The reality is, there are only a handful of true employment brands that anyone really cares about or understands. You can name them off the top of your head: Apple. Facebook. Microsoft. GE (and only because they’re dropping millions right now on this). Enterprise Rent-A-Car (I would argue is the first and best at actually doing this organically, by hiring former NCAA athletes that didn’t go pro). Give me other national employment brands?

The reality is people have no idea what it’s like to work at GM. Or Oracle. Or Walmart. Or IBM. Or FedEx. Or PepsiCo.

We know of them because of their ‘brand’, not their employment brand. Pepsi could spend zero dollars on employment branding, and people would still have a positive connotation of their employment brand because they love their product brand. Conversely, WalMart could spend a billion dollars on employment branding, be a thousand times better to work for than Pepsi, and people wouldn’t buy it. Actually, they probably would, we’re all suckers for believing what the TV tells us.

So, this arms race of employment branding all seems a bit silly.

If every organization is out their ‘building’ their employment brand, the noise gets raised up all at the same time. The only ones who truly have an advantage are the ones who were out first, before the noise got so loud or the ones with the most money who can buy bigger speakers!

The noise is already deafening, and candidates have already stopped listening.

So, what can you do, if you’re one of those employers who is a good company, but people really have no idea who you are and what you do, and what kind of work environment you have? How do you break through the noise?

I believe you need to define what audience you really need to attract and you need to go after them with a sniper rifle. Not louder. Not with a shotgun. Not bigger. Not more money. Get very narrow, and pick off individuals you truly want.

You don’t need to make your message bigger and louder, you need to sneak around the crowd and pull people out of the fray. Put a hood over their head. Throw them into the van and take them back to headquarters. Well, so to speak.

In an arms race where you can’t afford nukes, you need to take the opposite approach and lay down your weapons. Many times the silent protest will get you what you’re looking for.
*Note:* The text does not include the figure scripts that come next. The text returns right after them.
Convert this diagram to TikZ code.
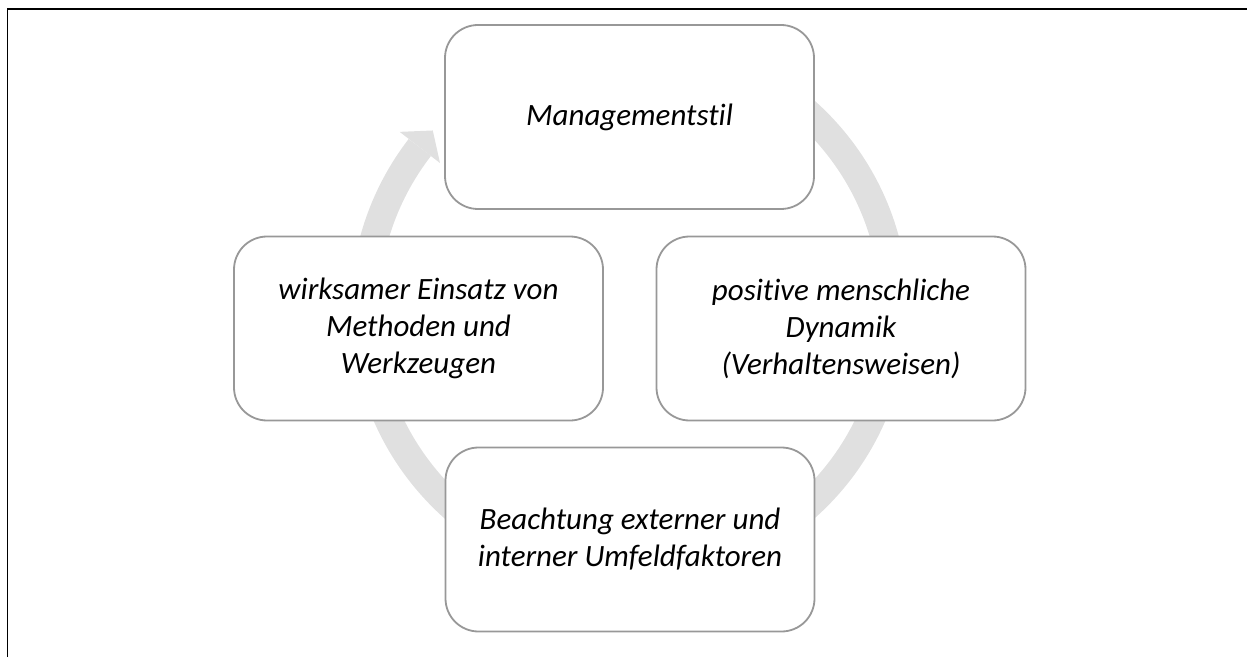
\documentclass[tikz,border=0pt]{standalone}
\usepackage{fontspec}
\setmainfont{Carlito}[Ligatures=NoCommon]
\usetikzlibrary{calc}
\definecolor{ringgray}{RGB}{224,224,224}
\definecolor{boxgray}{RGB}{152,152,152}
\tikzset{
  cyclebox/.style={draw=boxgray, line width=1.8pt, fill=white,
    rounded corners=33pt, minimum width=369pt, minimum height=184pt,
    inner sep=0pt, align=center,
    font=\fontsize{31}{37}\selectfont\itshape},
  framerule/.style={draw=black, line width=1.8pt}
}
\begin{document}
\begin{tikzpicture}[x=1pt,y=1pt]
\useasboundingbox (0,0) rectangle (1247,657);

% frame lines (top and left)
\coordinate (fl) at (7.5,0);
\coordinate (fc) at (7.5,648);
\coordinate (fr) at (1247,648);
\draw[framerule] (fl) -- (fc) -- (fr);

% circular arrow behind the boxes
\coordinate (ringc) at (629.5,347.5);
\draw[ringgray, line width=28pt] ($(ringc)+(130:265pt)$)
  arc[start angle=130, end angle=-217.7, radius=265pt];
\fill[ringgray] ($(ringc)+(142.3:239.5pt)$) -- ($(ringc)+(137.7:266pt)$)
  -- ($(ringc)+(142.3:290.5pt)$) -- cycle;

% the four steps
\node[cyclebox] (mgmt) at (629.5,540) {Managementstil};
\node[cyclebox] (dyn) at (841,328.5) {positive menschliche\\Dynamik\\(Verhaltensweisen)};
\node[cyclebox] (umf) at (630,117.5) {Beachtung externer und\\interner Umfeldfaktoren};
\node[cyclebox] (meth) at (418.5,328.5) {wirksamer Einsatz von\\Methoden und\\Werkzeugen};
\end{tikzpicture}
\end{document}
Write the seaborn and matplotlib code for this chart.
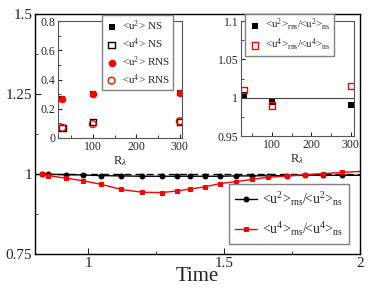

6 thoughts on “The Employment Branding Arms Race!

  1. Thank you Tim,

    We work with small, medium and big companies. Two things the companies are missing in the TA world. First, the most important people in TA are your current employees. Second, talent wants to see that the company CARES about their employees. You can call it marketing or not, if the potential employee can hear with their ears what the company is all about from a current employee and can see with their eyes that the company cares about their employees they are winning. To spend valuable dollars that most HR divisions don’t have in others ways is not money well spent from what we have seen.

  2. Interesting perspective, but I’d challenge the core assumptions you’re making. You seem to be implying that company cultures and the experiences any one employee can get are the same across all companies–that companies in general are inherently not different and because of that, they wont benefit from spending money on employer branding initiatives. I think that’s just not true. I do however think that the “noise” you’re referring to in the employment branding space is due to companies spending money on the wrong initiatives, and in ways that do not distinguish them from others. They’re spending tremendous amounts of time and money for corporate videos of high production value that do not differentiate them from another company. Take this Fiverr employer branding parody video, for example: https://www.youtube.com/watch?v=S5rvJOcff_I

    Most EB videos companies spend a lot of money on, end up looking like this, and you can interchange their company name for any one of their competitors.

    Companies should spend time and money on getting granular and specific. For example, they should show why the front-end engineers at their company have an inherently different and unique experience than the front-end engineers at another company–get as specific as possible. With this type of information, front-end engineering candidates will self-select as to whether the company is right for them (much to the “sniper” and “focused” effort you allude to at the very end).

    But to say this is not marketing, and that companies wouldn’t benefit from this I think is incorrect. At any rate, love to see the discussion this spurs and thanks for putting your thoughts out to be digested!

  3. Tim, most all employers have enough talented candidates to fill their open jobs. What they don’t have is a means to identify which qualified to be hired job applicants will become top performers. Yes, they hire the best and the brightest from the best schools but that is not an effective method.

    When hiring some managers assess for job talent just before the job offer is made. The managers report that once they started hiring for talent they realize that they were hiring the wrong person about 80% of the time. Now we know why 80% of employees self report that they are not engaged; employees either do not fit their jobs or the managers do not fit their jobs or both.

    If managers do not hire for job talent, then job success becomes a random event. 


    Identifying successful employees before the hire is not hard to do if we know what to measure and how to measure it. 



  4. Tim, I so often think you’re on the money but this really feels like it’s missing the mark. To begin with, recruitment marketing IS marketing… and that’s part of talent acquisition. Whether you conduct your recruitment marketing by speaking off a script via the phone or placing ads, you’re marketing: own it so we can do it better. Secondly, employers are fighting for market share in a murky talent marketplace of sorts. Traditional marketing also sells ideas: it’s not all about the shoe. When it comes down to it, Nike, Reebok, Adidas – they’re all made of foam and rubber. What they’re selling is the IDEA of who you can be and what you can accomplish wearing THEIR shoes rather than someone else’s… now tell me, how different is that then selling the idea that someone might be more suited or could do more in one employer vs another?

    Opportunity is opportunity, regardless of the department that creates it.